Visiting Scholar Seminar: Oliver Botar

Raoul Heinrich Francé and the Weimar German Avant-garde
Seminar, 1 November 2000

Visiting Scholar Oliver Botar presents his research.

The current fascination among architectural and art theorists and practitioners with ecological questions reflects a more general shift towards an ecological view of the world. This development over the past decades underlines a lack of awareness that this paradigm shift towards an ecological, “biocentric” view of the world took place early in the 20th century, and resonated and reverberated also within the artistic communities of Weimar Germany.

I identified a series of discourses emergent from the Romanticism of the 18th, and the Reform movements of the 19th century, including Lebensphilosophie, various aspects of the Reformbewegung, the Monist league, Bergsonisme, the Organicist-Holist complex, and Neo-Lamarckism, which, I contend, informed biomorphic Modernist practice.

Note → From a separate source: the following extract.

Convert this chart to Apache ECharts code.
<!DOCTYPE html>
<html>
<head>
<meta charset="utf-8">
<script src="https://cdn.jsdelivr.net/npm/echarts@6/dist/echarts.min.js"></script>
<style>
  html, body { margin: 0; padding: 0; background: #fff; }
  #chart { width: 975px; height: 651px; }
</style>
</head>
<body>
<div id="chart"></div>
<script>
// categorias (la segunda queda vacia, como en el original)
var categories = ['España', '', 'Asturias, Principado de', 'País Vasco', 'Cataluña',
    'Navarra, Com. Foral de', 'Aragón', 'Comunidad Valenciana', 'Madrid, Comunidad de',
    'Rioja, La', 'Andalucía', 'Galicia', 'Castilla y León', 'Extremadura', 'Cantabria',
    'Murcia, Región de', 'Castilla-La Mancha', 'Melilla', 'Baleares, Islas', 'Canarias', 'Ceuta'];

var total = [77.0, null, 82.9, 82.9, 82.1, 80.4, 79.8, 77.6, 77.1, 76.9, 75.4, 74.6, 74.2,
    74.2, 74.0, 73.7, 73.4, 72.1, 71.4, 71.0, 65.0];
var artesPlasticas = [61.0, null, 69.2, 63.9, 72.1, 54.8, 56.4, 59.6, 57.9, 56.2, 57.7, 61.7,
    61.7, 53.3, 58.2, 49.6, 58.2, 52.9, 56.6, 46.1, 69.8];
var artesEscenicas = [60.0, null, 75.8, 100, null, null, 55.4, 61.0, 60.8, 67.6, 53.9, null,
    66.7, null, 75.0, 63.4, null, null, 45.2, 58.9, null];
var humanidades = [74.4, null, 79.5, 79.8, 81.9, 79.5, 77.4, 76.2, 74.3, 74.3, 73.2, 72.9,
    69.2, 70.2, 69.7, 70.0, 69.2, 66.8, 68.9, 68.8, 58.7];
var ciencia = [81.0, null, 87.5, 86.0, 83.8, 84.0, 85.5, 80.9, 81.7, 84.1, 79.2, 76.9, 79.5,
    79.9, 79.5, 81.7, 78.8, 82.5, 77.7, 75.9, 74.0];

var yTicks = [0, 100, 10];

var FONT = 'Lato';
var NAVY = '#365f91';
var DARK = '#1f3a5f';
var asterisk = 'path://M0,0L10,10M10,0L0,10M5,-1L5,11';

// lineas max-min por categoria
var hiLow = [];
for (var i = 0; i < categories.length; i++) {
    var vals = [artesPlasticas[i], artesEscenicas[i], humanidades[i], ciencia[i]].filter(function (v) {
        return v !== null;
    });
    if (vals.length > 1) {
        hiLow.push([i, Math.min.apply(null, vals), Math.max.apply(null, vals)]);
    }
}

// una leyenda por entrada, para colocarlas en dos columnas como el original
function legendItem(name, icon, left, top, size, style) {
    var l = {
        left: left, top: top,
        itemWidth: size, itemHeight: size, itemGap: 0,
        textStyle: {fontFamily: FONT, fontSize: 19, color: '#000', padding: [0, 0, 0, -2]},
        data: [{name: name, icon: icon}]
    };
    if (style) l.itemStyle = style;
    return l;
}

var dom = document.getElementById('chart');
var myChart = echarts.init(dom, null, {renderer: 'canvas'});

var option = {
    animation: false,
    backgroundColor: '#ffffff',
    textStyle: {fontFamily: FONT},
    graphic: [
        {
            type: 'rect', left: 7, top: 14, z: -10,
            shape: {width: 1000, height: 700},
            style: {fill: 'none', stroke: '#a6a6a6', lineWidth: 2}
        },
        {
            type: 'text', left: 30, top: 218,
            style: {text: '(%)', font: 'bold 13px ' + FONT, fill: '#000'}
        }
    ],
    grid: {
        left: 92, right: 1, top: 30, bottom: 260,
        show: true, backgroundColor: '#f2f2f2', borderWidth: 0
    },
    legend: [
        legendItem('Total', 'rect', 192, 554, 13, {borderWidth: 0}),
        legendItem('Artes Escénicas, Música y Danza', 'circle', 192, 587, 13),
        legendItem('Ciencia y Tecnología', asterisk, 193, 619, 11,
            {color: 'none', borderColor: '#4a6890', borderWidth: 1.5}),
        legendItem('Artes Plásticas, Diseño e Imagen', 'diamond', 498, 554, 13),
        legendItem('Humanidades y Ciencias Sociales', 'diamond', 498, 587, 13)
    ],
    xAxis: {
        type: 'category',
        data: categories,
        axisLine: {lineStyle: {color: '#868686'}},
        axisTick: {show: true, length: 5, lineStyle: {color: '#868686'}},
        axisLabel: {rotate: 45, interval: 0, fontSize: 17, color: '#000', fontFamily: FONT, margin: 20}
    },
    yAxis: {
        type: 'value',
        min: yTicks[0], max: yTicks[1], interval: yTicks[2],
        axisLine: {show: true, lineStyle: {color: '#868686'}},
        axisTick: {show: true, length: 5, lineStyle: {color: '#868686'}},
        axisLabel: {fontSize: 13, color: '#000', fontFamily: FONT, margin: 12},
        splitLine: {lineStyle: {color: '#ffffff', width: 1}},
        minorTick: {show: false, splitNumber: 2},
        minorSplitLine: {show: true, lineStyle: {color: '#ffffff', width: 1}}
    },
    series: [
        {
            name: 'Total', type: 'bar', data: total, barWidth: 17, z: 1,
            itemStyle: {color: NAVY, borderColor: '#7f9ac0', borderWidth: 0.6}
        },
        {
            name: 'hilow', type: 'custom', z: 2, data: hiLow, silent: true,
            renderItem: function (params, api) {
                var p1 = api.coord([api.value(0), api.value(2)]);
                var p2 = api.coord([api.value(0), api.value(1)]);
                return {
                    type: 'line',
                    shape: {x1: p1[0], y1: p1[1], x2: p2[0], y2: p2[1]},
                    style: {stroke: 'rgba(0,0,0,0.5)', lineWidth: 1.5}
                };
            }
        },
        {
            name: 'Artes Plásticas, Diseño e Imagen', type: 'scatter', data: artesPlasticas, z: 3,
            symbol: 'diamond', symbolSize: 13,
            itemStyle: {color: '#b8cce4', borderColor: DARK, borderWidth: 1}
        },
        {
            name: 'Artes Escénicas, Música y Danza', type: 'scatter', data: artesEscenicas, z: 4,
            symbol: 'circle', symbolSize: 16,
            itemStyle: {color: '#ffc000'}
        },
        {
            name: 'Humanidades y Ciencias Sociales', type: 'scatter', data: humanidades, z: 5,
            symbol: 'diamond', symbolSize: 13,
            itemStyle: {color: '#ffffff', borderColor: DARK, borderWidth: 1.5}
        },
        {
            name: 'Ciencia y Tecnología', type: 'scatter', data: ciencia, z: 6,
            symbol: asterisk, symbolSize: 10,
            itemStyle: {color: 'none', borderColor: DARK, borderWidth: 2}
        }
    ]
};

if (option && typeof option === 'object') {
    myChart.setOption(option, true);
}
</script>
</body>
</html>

While differing from each other in certain respects, these discourses shared a set of themes, attitudes and topoi relating to nature, biology and epistemology. This intersection, what I refer to as Biocentrism, was characterized by a Neo-Romantic, intuitive, idealistic, even metaphysical attitude towards the idea of our oneness with “nature,” and the unity of all life. Nietzsche referred to this unity of life as All-Leben, while in a more scientific vein, the Austro-Hungarian biologist and popular scientific writer Raoul Heinrich Francé – a crucial figure in my work – referred to it as Plasma.

Oliver Botar obtained his Master in Urban and Regional Planning at the University of Toronto. He continued to study Art History and received his PhD at the University of Toronto in 1998 with a dissertation entitled: “Prolegomena to the Study of Biomorphic Modernism: Biocentrism, Laszlo Moholy-Nagy’s ‘New Vision’ and Ernö Kàllai’s ‘Bioromantik’”. He has taught at the University of Toronto, Queen’s University, and the University of Guelph. Since 1996 he has been assistant professor at the School of Art of the University of Manitoba. He has been involved as a curator, contributing to exhibitions and catalogues on Hungarian and Canadian modern art and design. As an editor of Hungarian Studies Review, he has greatly contributed to the study Hungarian modern art, architecture and urban planning.

Oliver Botar was a Visiting Scholar at the CCA in 2000-2001.